## AIM
Quote all of the data below exactly, please.

## DATA EXCERPT

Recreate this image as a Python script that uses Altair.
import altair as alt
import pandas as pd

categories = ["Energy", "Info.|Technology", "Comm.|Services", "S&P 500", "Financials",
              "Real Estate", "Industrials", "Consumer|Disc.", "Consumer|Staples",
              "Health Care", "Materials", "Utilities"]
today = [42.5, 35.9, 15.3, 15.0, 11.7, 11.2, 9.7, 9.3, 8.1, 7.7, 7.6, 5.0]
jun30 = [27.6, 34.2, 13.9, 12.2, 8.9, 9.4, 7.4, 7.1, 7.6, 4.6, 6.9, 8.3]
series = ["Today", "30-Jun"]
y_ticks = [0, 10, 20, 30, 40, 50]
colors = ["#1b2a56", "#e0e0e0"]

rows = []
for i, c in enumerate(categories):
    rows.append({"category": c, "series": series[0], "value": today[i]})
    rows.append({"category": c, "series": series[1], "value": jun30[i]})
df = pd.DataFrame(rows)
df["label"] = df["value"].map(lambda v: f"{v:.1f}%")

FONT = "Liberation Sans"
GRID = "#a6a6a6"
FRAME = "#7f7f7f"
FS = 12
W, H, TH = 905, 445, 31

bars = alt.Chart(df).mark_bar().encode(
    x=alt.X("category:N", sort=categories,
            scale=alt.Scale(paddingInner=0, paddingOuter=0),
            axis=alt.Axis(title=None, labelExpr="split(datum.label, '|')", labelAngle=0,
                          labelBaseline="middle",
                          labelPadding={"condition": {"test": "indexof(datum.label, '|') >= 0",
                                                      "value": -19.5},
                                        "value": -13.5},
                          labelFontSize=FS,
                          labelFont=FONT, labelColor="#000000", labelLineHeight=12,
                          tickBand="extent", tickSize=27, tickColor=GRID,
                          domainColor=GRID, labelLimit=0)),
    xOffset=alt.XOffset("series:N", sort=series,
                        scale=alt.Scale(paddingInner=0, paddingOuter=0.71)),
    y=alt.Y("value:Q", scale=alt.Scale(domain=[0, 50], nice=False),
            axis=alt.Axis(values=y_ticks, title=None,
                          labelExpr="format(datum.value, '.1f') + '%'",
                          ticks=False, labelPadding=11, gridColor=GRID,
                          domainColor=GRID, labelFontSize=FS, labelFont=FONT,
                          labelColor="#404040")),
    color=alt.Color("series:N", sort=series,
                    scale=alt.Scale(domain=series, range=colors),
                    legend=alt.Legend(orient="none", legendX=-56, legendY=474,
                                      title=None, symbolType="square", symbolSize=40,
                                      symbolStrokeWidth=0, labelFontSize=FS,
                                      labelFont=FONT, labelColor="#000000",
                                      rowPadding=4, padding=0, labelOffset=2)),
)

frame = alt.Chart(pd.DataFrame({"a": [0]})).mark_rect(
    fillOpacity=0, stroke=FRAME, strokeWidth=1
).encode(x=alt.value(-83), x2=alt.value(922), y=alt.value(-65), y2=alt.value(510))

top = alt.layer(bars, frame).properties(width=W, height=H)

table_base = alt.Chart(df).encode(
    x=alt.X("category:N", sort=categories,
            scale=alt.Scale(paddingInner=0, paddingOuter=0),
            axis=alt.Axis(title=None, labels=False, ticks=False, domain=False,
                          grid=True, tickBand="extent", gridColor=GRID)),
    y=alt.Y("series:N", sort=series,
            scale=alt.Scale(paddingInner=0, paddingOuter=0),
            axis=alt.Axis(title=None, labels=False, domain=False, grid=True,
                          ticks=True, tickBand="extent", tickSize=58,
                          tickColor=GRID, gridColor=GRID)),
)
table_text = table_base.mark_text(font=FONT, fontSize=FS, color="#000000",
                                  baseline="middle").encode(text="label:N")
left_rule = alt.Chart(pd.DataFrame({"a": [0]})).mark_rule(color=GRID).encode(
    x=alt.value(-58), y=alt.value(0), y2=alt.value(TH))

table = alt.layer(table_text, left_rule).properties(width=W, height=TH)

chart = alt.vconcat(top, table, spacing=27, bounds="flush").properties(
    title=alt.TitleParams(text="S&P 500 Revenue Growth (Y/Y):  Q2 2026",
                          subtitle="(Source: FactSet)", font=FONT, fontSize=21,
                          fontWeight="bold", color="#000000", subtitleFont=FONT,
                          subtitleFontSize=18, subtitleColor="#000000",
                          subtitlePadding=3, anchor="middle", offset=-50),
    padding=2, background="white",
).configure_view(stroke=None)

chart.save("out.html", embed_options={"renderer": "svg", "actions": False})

## WORKED ANSWER
Recreate this image as a Python script that uses Altair.
import altair as alt
import pandas as pd

categories = ["Energy", "Info.|Technology", "Comm.|Services", "S&P 500", "Financials",
              "Real Estate", "Industrials", "Consumer|Disc.", "Consumer|Staples",
              "Health Care", "Materials", "Utilities"]
today = [42.5, 35.9, 15.3, 15.0, 11.7, 11.2, 9.7, 9.3, 8.1, 7.7, 7.6, 5.0]
jun30 = [27.6, 34.2, 13.9, 12.2, 8.9, 9.4, 7.4, 7.1, 7.6, 4.6, 6.9, 8.3]
series = ["Today", "30-Jun"]
y_ticks = [0, 10, 20, 30, 40, 50]
colors = ["#1b2a56", "#e0e0e0"]

rows = []
for i, c in enumerate(categories):
    rows.append({"category": c, "series": series[0], "value": today[i]})
    rows.append({"category": c, "series": series[1], "value": jun30[i]})
df = pd.DataFrame(rows)
df["label"] = df["value"].map(lambda v: f"{v:.1f}%")

FONT = "Liberation Sans"
GRID = "#a6a6a6"
FRAME = "#7f7f7f"
FS = 12
W, H, TH = 905, 445, 31

bars = alt.Chart(df).mark_bar().encode(
    x=alt.X("category:N", sort=categories,
            scale=alt.Scale(paddingInner=0, paddingOuter=0),
            axis=alt.Axis(title=None, labelExpr="split(datum.label, '|')", labelAngle=0,
                          labelBaseline="middle",
                          labelPadding={"condition": {"test": "indexof(datum.label, '|') >= 0",
                                                      "value": -19.5},
                                        "value": -13.5},
                          labelFontSize=FS,
                          labelFont=FONT, labelColor="#000000", labelLineHeight=12,
                          tickBand="extent", tickSize=27, tickColor=GRID,
                          domainColor=GRID, labelLimit=0)),
    xOffset=alt.XOffset("series:N", sort=series,
                        scale=alt.Scale(paddingInner=0, paddingOuter=0.71)),
    y=alt.Y("value:Q", scale=alt.Scale(domain=[0, 50], nice=False),
            axis=alt.Axis(values=y_ticks, title=None,
                          labelExpr="format(datum.value, '.1f') + '%'",
                          ticks=False, labelPadding=11, gridColor=GRID,
                          domainColor=GRID, labelFontSize=FS, labelFont=FONT,
                          labelColor="#404040")),
    color=alt.Color("series:N", sort=series,
                    scale=alt.Scale(domain=series, range=colors),
                    legend=alt.Legend(orient="none", legendX=-56, legendY=474,
                                      title=None, symbolType="square", symbolSize=40,
                                      symbolStrokeWidth=0, labelFontSize=FS,
                                      labelFont=FONT, labelColor="#000000",
                                      rowPadding=4, padding=0, labelOffset=2)),
)

frame = alt.Chart(pd.DataFrame({"a": [0]})).mark_rect(
    fillOpacity=0, stroke=FRAME, strokeWidth=1
).encode(x=alt.value(-83), x2=alt.value(922), y=alt.value(-65), y2=alt.value(510))

top = alt.layer(bars, frame).properties(width=W, height=H)

table_base = alt.Chart(df).encode(
    x=alt.X("category:N", sort=categories,
            scale=alt.Scale(paddingInner=0, paddingOuter=0),
            axis=alt.Axis(title=None, labels=False, ticks=False, domain=False,
                          grid=True, tickBand="extent", gridColor=GRID)),
    y=alt.Y("series:N", sort=series,
            scale=alt.Scale(paddingInner=0, paddingOuter=0),
            axis=alt.Axis(title=None, labels=False, domain=False, grid=True,
                          ticks=True, tickBand="extent", tickSize=58,
                          tickColor=GRID, gridColor=GRID)),
)
table_text = table_base.mark_text(font=FONT, fontSize=FS, color="#000000",
                                  baseline="middle").encode(text="label:N")
left_rule = alt.Chart(pd.DataFrame({"a": [0]})).mark_rule(color=GRID).encode(
    x=alt.value(-58), y=alt.value(0), y2=alt.value(TH))

table = alt.layer(table_text, left_rule).properties(width=W, height=TH)

chart = alt.vconcat(top, table, spacing=27, bounds="flush").properties(
    title=alt.TitleParams(text="S&P 500 Revenue Growth (Y/Y):  Q2 2026",
                          subtitle="(Source: FactSet)", font=FONT, fontSize=21,
                          fontWeight="bold", color="#000000", subtitleFont=FONT,
                          subtitleFontSize=18, subtitleColor="#000000",
                          subtitlePadding=3, anchor="middle", offset=-50),
    padding=2, background="white",
).configure_view(stroke=None)

chart.save("out.html", embed_options={"renderer": "svg", "actions": False})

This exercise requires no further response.